Casi cualquier persona —a menos que forme parte del (cada vez más pequeño) grupo que aún se dedica a producir alimentos en el mundo— consigue su comida en algún tipo de comercio, ya sea en una sucursal de una cadena de supermercados, en un almacén o en un mercado campesino. Desde una perspectiva histórica, esta relación que tenemos con la comida es muy atípica y reciente. Durante millones de años, nuestros antepasados estuvieron en contacto directo con los alimentos que consumían, recolectando plantas silvestres y cazando animales salvajes, trasladándose de un lugar a otro al ritmo de la naturaleza, siguiendo las estaciones y las migraciones de la fauna. En ese período de tiempo ocurrieron grandes variaciones en el clima y los entornos en los que vivían, con glaciaciones y períodos interglaciales más cálidos, pero, aun así, el estilo de vida nómada de los humanos prácticamente no se modificó. Eso cambió radicalmente hace unos 12.000 años, cuando algunas poblaciones de sapiens ubicadas en lo que conocemos hoy como el Creciente Fértil (al suroeste de Asia) echaron raíces y modificaron ciertas especies de plantas y animales para su provecho. Con la domesticación de las plantas, los humanos obtuvieron cultivos que produjeron grandes cantidades de alimento en una pequeña superficie, y con la domesticación de los animales, se aseguraron una fuente confiable de carne, leche, huevos, cuero y fuerza de trabajo. Así, con el transcurso de los años, en algunas sociedades la obtención de comida mediante la agricultura y la ganadería desplazó poco a poco a la recolección y la caza.
Gracias al control de las fuentes de alimentos y a la producción de excedentes, la población humana aumentó y los asentamientos se complejizaron, lo que dio origen a estructuras sociales novedosas, como aldeas y ciudades. Se construyeron los primeros grandes templos y se profundizaron las jerarquías. Con el tiempo, las sociedades se volvieron tan complicadas que necesitaron nuevas formas de administración para mantenerlas en marcha, lo que motorizó, entre otras cosas, la creación de la escritura y la alfabetización. El resultado de este proceso (llamado comúnmente Revolución Neolítica) fue el nacimiento de una nueva configuración social, caracterizada por entornos urbanos densos dependientes de la agricultura y la ganadería para alimentar a su población, con una evidente jerarquía social, construcciones monumentales y herramientas administrativas.

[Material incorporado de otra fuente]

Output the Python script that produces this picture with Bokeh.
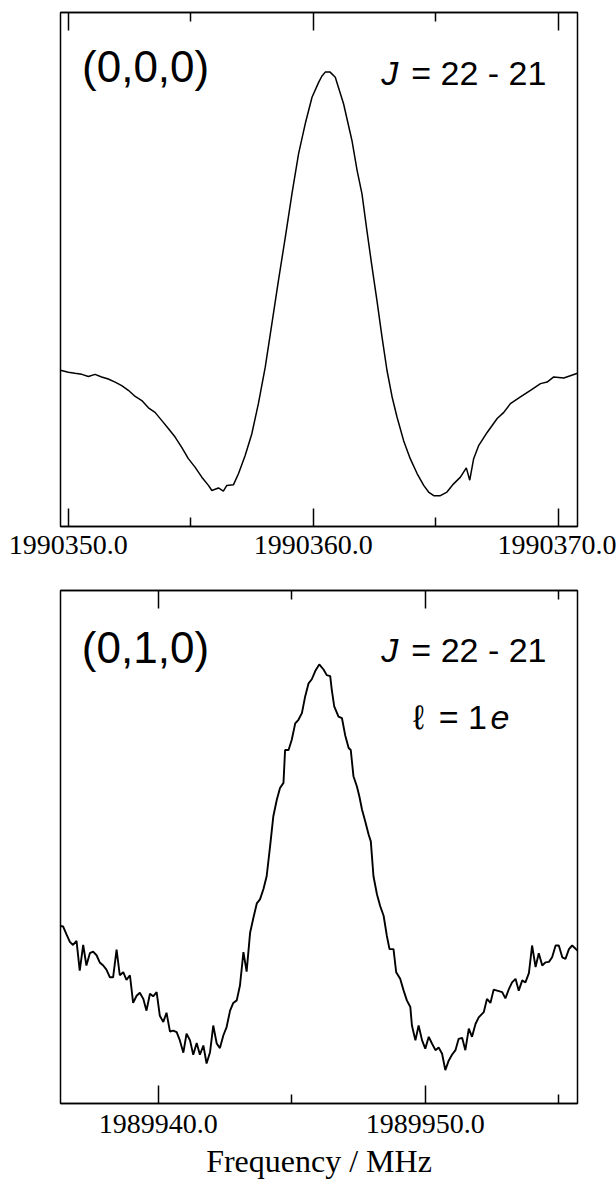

Sorprendentemente, el mismo fenómeno sucedió de manera independiente en al menos otras diez regiones del mundo que estaban aisladas unas de las otras, como en el valle del río Amarillo en la actual China, en el valle del río Indo entre la India y Pakistán, en el valle de Tehuacán en lo que hoy es México, la región de los Andes peruanos, en África subsahariana y en las montañas altas de lo que denominamos Nueva Guinea. En todos estos lugares, la forma en que las sociedades humanas obtenían sus alimentos cambió, sin que necesariamente hubiera mediado antes la influencia de una sobre otra. La Revolución Neolítica fue gigante. Y marcó el cruce de un umbral social y cultural que transformó para siempre nuestra especie y el planeta.